-- Short problem --
Please write out the lines of the data exactly, beginning with the first and ending with the line containing "const xTicks = [0,10,20,30,40,50,60,70,80,90,100];"; leave the pictures behind.
****************************************
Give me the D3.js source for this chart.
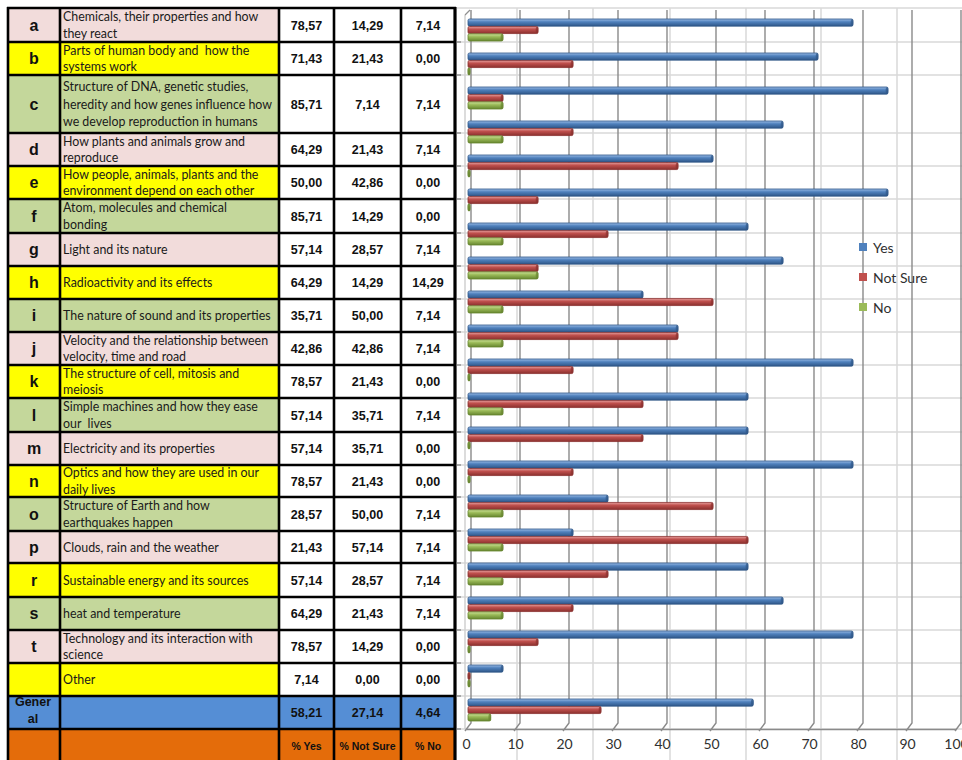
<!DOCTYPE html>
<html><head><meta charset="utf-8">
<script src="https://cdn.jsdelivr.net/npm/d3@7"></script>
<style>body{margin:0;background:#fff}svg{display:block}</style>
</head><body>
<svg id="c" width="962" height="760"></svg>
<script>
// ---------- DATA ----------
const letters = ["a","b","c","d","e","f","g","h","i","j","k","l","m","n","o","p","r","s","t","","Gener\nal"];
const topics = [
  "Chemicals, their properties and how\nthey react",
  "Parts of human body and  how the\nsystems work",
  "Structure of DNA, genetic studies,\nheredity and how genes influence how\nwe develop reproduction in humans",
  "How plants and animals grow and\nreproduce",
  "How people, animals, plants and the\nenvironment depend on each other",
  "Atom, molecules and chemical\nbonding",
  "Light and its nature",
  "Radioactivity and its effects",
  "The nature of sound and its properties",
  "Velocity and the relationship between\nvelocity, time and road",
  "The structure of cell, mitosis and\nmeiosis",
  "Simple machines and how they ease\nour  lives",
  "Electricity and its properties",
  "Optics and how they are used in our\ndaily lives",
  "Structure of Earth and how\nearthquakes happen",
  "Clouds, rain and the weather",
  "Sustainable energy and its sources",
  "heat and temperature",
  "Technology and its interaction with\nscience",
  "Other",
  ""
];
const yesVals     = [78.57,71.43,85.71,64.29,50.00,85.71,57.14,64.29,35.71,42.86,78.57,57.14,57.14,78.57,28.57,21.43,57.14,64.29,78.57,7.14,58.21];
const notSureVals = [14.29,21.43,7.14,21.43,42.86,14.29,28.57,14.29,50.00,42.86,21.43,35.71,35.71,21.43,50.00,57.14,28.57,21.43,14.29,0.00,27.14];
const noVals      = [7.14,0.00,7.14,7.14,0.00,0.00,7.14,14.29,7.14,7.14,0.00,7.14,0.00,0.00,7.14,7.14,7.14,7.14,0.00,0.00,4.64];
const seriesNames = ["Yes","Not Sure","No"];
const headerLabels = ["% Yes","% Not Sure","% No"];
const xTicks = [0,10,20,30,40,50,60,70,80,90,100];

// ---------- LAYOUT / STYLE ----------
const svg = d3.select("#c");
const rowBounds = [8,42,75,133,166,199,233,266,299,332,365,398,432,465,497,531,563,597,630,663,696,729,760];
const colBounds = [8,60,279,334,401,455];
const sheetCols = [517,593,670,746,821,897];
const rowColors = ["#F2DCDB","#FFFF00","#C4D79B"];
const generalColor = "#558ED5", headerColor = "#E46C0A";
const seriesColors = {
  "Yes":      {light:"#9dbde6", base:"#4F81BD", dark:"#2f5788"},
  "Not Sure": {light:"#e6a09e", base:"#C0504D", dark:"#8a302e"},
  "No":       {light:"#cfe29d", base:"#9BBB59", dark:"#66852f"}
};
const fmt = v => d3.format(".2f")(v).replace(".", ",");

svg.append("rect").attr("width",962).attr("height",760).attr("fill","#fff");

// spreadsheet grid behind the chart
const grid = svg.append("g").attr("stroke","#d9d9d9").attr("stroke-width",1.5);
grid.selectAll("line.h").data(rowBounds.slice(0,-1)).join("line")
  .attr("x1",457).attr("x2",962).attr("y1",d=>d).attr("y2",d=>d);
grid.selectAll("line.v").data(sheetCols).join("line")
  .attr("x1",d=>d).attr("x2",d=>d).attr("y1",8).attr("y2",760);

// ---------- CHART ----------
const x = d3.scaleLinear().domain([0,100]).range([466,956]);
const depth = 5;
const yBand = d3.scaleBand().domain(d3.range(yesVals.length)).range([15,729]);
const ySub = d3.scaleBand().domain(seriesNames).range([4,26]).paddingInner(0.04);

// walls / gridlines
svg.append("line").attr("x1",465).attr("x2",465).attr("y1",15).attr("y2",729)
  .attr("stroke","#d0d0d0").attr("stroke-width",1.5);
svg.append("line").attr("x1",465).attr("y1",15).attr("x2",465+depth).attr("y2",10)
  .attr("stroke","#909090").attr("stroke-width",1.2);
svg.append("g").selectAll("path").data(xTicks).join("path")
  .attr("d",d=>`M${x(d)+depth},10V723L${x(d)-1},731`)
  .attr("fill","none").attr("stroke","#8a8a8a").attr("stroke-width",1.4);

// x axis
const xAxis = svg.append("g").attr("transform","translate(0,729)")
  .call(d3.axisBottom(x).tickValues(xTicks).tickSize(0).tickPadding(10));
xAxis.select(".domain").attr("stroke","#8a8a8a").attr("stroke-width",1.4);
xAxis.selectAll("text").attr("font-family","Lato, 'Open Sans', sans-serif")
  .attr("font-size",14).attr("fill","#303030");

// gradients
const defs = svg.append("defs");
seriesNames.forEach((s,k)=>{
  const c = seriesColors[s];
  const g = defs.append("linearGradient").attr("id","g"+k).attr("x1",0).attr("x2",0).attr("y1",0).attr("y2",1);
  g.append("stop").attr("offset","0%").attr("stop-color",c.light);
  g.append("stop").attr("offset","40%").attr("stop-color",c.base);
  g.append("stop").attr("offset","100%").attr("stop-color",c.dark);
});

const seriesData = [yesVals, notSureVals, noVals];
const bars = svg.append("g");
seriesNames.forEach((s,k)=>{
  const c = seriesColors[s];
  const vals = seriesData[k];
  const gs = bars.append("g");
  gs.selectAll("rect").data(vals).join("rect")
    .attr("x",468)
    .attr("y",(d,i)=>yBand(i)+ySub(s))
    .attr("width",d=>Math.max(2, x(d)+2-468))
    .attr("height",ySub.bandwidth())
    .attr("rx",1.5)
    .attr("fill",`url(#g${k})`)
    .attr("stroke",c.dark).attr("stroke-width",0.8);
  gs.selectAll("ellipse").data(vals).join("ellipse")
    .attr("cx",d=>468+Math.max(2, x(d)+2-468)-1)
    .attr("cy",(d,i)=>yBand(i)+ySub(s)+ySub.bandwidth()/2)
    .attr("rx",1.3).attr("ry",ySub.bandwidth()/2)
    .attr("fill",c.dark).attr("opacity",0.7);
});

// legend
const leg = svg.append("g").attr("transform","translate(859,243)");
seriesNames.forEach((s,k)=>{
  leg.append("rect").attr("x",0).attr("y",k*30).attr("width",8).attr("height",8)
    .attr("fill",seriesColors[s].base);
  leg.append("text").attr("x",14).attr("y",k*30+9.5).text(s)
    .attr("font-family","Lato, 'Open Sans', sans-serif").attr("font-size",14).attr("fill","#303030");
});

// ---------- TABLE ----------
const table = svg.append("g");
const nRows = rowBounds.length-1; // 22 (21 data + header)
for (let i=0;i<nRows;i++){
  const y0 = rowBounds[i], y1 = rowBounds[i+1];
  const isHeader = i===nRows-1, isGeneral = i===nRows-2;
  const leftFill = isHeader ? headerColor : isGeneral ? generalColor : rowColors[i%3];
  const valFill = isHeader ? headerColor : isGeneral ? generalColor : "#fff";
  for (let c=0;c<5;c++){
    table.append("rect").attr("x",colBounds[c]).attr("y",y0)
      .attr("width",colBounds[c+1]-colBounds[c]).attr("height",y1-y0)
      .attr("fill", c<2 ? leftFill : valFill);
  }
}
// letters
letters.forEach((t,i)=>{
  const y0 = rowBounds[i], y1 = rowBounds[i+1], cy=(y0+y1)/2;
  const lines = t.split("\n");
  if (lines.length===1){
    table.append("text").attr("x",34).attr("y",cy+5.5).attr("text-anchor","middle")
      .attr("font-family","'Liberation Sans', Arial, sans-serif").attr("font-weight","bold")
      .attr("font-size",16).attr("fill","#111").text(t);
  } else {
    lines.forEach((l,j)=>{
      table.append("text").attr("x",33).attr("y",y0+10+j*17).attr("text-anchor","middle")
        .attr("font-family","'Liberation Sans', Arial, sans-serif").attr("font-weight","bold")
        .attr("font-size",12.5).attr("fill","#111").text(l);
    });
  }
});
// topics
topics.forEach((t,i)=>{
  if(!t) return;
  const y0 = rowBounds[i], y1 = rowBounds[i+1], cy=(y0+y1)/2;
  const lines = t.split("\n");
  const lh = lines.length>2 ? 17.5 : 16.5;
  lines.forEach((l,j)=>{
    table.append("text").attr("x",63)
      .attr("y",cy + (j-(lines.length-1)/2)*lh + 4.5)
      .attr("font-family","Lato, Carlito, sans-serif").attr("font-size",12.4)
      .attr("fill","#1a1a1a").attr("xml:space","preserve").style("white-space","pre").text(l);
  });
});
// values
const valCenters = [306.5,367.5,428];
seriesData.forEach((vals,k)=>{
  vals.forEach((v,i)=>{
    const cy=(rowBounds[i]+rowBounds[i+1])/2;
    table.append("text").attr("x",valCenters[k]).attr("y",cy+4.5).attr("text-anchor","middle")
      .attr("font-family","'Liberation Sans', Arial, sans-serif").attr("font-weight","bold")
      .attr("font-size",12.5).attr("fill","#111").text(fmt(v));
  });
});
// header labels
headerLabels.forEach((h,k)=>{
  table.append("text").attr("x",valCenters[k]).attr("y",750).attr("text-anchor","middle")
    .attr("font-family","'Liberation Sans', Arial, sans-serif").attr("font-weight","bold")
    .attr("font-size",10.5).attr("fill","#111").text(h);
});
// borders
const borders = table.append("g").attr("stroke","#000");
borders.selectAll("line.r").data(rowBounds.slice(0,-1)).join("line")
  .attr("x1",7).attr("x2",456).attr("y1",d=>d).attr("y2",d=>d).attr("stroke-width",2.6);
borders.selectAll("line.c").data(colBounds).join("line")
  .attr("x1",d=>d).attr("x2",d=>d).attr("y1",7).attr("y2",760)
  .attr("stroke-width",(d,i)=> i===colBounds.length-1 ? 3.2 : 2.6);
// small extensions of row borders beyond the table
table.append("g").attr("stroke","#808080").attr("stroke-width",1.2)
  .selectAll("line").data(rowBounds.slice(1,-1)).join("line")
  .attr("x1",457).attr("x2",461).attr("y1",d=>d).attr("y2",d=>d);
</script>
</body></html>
****************************************
-- Output --
Give me the D3.js source for this chart.
<!DOCTYPE html>
<html><head><meta charset="utf-8">
<script src="https://cdn.jsdelivr.net/npm/d3@7"></script>
<style>body{margin:0;background:#fff}svg{display:block}</style>
</head><body>
<svg id="c" width="962" height="760"></svg>
<script>
// ---------- DATA ----------
const letters = ["a","b","c","d","e","f","g","h","i","j","k","l","m","n","o","p","r","s","t","","Gener\nal"];
const topics = [
  "Chemicals, their properties and how\nthey react",
  "Parts of human body and  how the\nsystems work",
  "Structure of DNA, genetic studies,\nheredity and how genes influence how\nwe develop reproduction in humans",
  "How plants and animals grow and\nreproduce",
  "How people, animals, plants and the\nenvironment depend on each other",
  "Atom, molecules and chemical\nbonding",
  "Light and its nature",
  "Radioactivity and its effects",
  "The nature of sound and its properties",
  "Velocity and the relationship between\nvelocity, time and road",
  "The structure of cell, mitosis and\nmeiosis",
  "Simple machines and how they ease\nour  lives",
  "Electricity and its properties",
  "Optics and how they are used in our\ndaily lives",
  "Structure of Earth and how\nearthquakes happen",
  "Clouds, rain and the weather",
  "Sustainable energy and its sources",
  "heat and temperature",
  "Technology and its interaction with\nscience",
  "Other",
  ""
];
const yesVals     = [78.57,71.43,85.71,64.29,50.00,85.71,57.14,64.29,35.71,42.86,78.57,57.14,57.14,78.57,28.57,21.43,57.14,64.29,78.57,7.14,58.21];
const notSureVals = [14.29,21.43,7.14,21.43,42.86,14.29,28.57,14.29,50.00,42.86,21.43,35.71,35.71,21.43,50.00,57.14,28.57,21.43,14.29,0.00,27.14];
const noVals      = [7.14,0.00,7.14,7.14,0.00,0.00,7.14,14.29,7.14,7.14,0.00,7.14,0.00,0.00,7.14,7.14,7.14,7.14,0.00,0.00,4.64];
const seriesNames = ["Yes","Not Sure","No"];
const headerLabels = ["% Yes","% Not Sure","% No"];
const xTicks = [0,10,20,30,40,50,60,70,80,90,100];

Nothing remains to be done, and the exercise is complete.